Commercial property has been seen as one of the most toxic sectors and outstanding loans to the sector exceeded £250bn in September. Values have dropped almost 45 per cent since their June 2007 peak, pushing some loans into negative equity – the Property Industry Alliance estimates average loan-to-values could reach 114 per cent by the end of 2010, putting the average loan into negative equity.
The Bank believes that deteriorating macroeconomic conditions appear to have significantly increased the probability of default by UK real estate companies, which could be triggered by falling rental values and the scheduled £160bn refinancing of loans over the next five years. Should these risks materialise, the Bank envisages substantial impairments beyond the high seven per cent rate recorded by major UK banks in the first half of the year.

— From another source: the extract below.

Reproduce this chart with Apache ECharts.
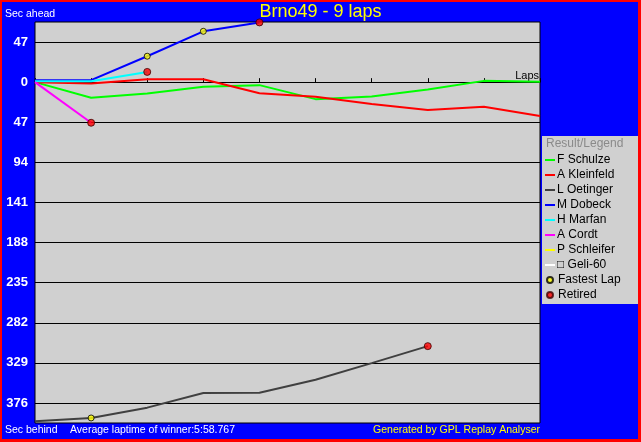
<!DOCTYPE html>
<html>
<head>
<meta charset="utf-8">
<script src="https://cdn.jsdelivr.net/npm/echarts@6/dist/echarts.min.js"></script>
<style>
html,body{margin:0;padding:0;background:#0000ff;}
#chart{width:641px;height:442px;}
</style>
</head>
<body>
<div id="chart"></div>
<script>
// ---- data (seconds behind; negative = ahead) ----
const laps = [0, 1, 2, 3, 4, 5, 6, 7, 8, 9];
const driverNames = ['F Schulze', 'A Kleinfeld', 'L Oetinger', 'M Dobeck', 'H Marfan', 'A Cordt', 'P Schleifer', 'Geli-60'];
const schulze   = [0, 18.3, 13.2, 5.5, 3.5, 19.9, 16.7, 8.6, -1.5, -0.4];
const kleinfeld = [0, 1.5, -3.5, -3.5, 13.0, 17.2, 25.7, 32.7, 28.9, 39.7];
const oetinger  = [397.5, 393.6, 381.5, 364.4, 364.0, 348.8, 329.3, 309.4];
const dobeck    = [-2.3, -2.3, -30.4, -59.6, -70.0];
const marfan    = [-1, -1, -12];
const cordt     = [0, 47.6];
const schleifer = [];
const geli      = [];
const driverValues = [schulze, kleinfeld, oetinger, dobeck, marfan, cordt, schleifer, geli];
const driverColors = ['#00ff00', '#ff0000', '#404040', '#0000ff', '#00ffff', '#ff00ff', '#ffff00', '#ffffff'];
const fastestLaps = [['M Dobeck', 2], ['M Dobeck', 3], ['L Oetinger', 1]];
const retiredDrivers = ['M Dobeck', 'H Marfan', 'A Cordt', 'L Oetinger'];
const gridTicks = [-47, 0, 47, 94, 141, 188, 235, 282, 329, 376];
const yStep = 47;

const valueOf = (name, lap) => driverValues[driverNames.indexOf(name)][lap];

const lineSeries = driverNames.map((name, i) => ({
  name: name,
  type: 'line',
  data: driverValues[i].map((v, k) => [laps[k], v]),
  showSymbol: false,
  symbol: 'none',
  smooth: false,
  z: 3,
  lineStyle: { color: driverColors[i], width: 2 },
  itemStyle: { color: driverColors[i] },
  animation: false
}));

const gridSeries = {
  name: '_grid',
  type: 'line',
  data: [],
  z: 1,
  silent: true,
  markLine: {
    silent: true,
    z: 1,
    symbol: ['none', 'none'],
    label: { show: false },
    lineStyle: { color: '#000000', width: 1, type: 'solid' },
    data: gridTicks.map(v => ({ yAxis: v })),
    animation: false
  }
};

const fastestSeries = {
  name: 'Fastest Lap',
  type: 'scatter',
  z: 5,
  symbol: 'circle',
  symbolSize: 6,
  itemStyle: { color: '#ffff00', borderColor: '#000000', borderWidth: 1 },
  data: fastestLaps.map(([n, lap]) => [lap, valueOf(n, lap)]),
  animation: false
};

const retiredSeries = {
  name: 'Retired',
  type: 'scatter',
  z: 5,
  symbol: 'circle',
  symbolSize: 7,
  itemStyle: { color: '#ff0000', borderColor: '#400000', borderWidth: 1 },
  data: retiredDrivers.map(n => {
    const arr = driverValues[driverNames.indexOf(n)];
    return [laps[arr.length - 1], arr[arr.length - 1]];
  }),
  animation: false
};

const FONT = 'Liberation Sans, Arial, sans-serif';
const small = { fontFamily: FONT, fontSize: 10.5, fontWeight: 'normal' };
const legendFont = { fontFamily: FONT, fontSize: 12, fontWeight: 'normal' };

const chart = echarts.init(document.getElementById('chart'), null, { renderer: 'canvas' });
chart.setOption({
  backgroundColor: '#0000ff',
  animation: false,
  title: [
    { text: 'Brno49 - 9 laps', left: 'center', top: 3, padding: 0,
      textStyle: { color: '#ffff00', fontFamily: FONT, fontSize: 18, fontWeight: 'normal' } },
    { text: 'Sec ahead', left: 5, top: 9, padding: 0, textStyle: Object.assign({ color: '#ffffff' }, small) },
    { text: 'Sec behind', left: 5, top: 425, padding: 0, textStyle: Object.assign({ color: '#ffffff' }, small) },
    { text: 'Average laptime of winner:5:58.767', left: 70, top: 425, padding: 0, textStyle: Object.assign({ color: '#ffffff' }, small) },
    { text: 'Generated by GPL Replay Analyser', right: 101, top: 425, padding: 0, textStyle: Object.assign({ color: '#ffff00' }, small) },
    { text: 'Result/Legend', left: 546, top: 138, padding: 0, textStyle: Object.assign({ color: '#8a8a8a' }, legendFont) }
  ],
  graphic: [
    { type: 'rect', shape: { x: 542, y: 136, width: 96, height: 168 }, style: { fill: '#d0d0d0' }, z: -1 },
    { type: 'rect', shape: { x: 0, y: 0, width: 2, height: 442 }, style: { fill: '#ff0000' }, z: 10 },
    { type: 'rect', shape: { x: 0, y: 0, width: 641, height: 2 }, style: { fill: '#ff0000' }, z: 10 },
    { type: 'rect', shape: { x: 638, y: 0, width: 3, height: 442 }, style: { fill: '#ff0000' }, z: 10 },
    { type: 'rect', shape: { x: 0, y: 439, width: 641, height: 3 }, style: { fill: '#ff0000' }, z: 10 }
  ],
  legend: [
    {
      orient: 'vertical', left: 545, top: 153.5, padding: 0,
      itemWidth: 10, itemHeight: 2, itemGap: 2, icon: 'rect',
      selectedMode: false,
      textStyle: Object.assign({ color: '#000000', lineHeight: 13, padding: [0, 0, 0, -3] }, legendFont),
      formatter: n => (n === 'Geli-60' ? '\u25a1 Geli-60' : n),
      data: driverNames
    },
    {
      orient: 'vertical', left: 546, top: 273.5, padding: 0,
      itemWidth: 6, itemHeight: 6, itemGap: 2, icon: 'circle',
      selectedMode: false,
      textStyle: Object.assign({ color: '#000000', lineHeight: 13 }, legendFont),
      data: ['Fastest Lap', 'Retired']
    }
  ],
  grid: {
    left: 35, right: 101, top: 22, bottom: 19,
    show: true, backgroundColor: '#d0d0d0', borderColor: '#000000', borderWidth: 1,
    containLabel: false
  },
  xAxis: {
    type: 'value', min: 0, max: 9, interval: 1,
    name: 'Laps', nameLocation: 'end', nameGap: -1,
    nameTextStyle: { color: '#000000', fontFamily: FONT, fontSize: 11, align: 'right', verticalAlign: 'bottom', padding: [0, 0, 1, 0] },
    axisLine: { show: true, onZero: true, lineStyle: { color: '#000000', width: 1 } },
    axisTick: { show: true, inside: true, length: 4, lineStyle: { color: '#000000' } },
    axisLabel: { show: false },
    splitLine: { show: false }
  },
  yAxis: {
    type: 'value', inverse: true,
    min: -1.5 * yStep, max: 8.5 * yStep, interval: yStep / 2,
    axisLine: { show: false },
    axisTick: { show: false },
    splitLine: { show: false },
    axisLabel: {
      show: true, margin: 7, color: '#ffffff',
      fontFamily: FONT, fontSize: 13, fontWeight: 'bold',
      formatter: v => (Math.abs(v % yStep) < 1e-6 ? String(Math.abs(v)) : '')
    }
  },
  series: [gridSeries].concat(lineSeries, [fastestSeries, retiredSeries])
});
</script>
</body>
</html>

Although banks’ core Tier One capital ratios are now at pre-crisis levels of 9.6 per cent, the Bank says financial institutions must increase their capital equity buffers substantially to protect themselves from commercial property exposure and other potential destabilisers – including the need to refinance £1 trillion worth of wholesale funding by 2015.
Given that banks will face higher capital requirements on trading assets and securitisations from 2011, the FSR urges banks to take the opportunity to strengthen balance sheets by reducing leverage, extending the maturity of funds so they are not dependent on short-term money and repaying public sector support.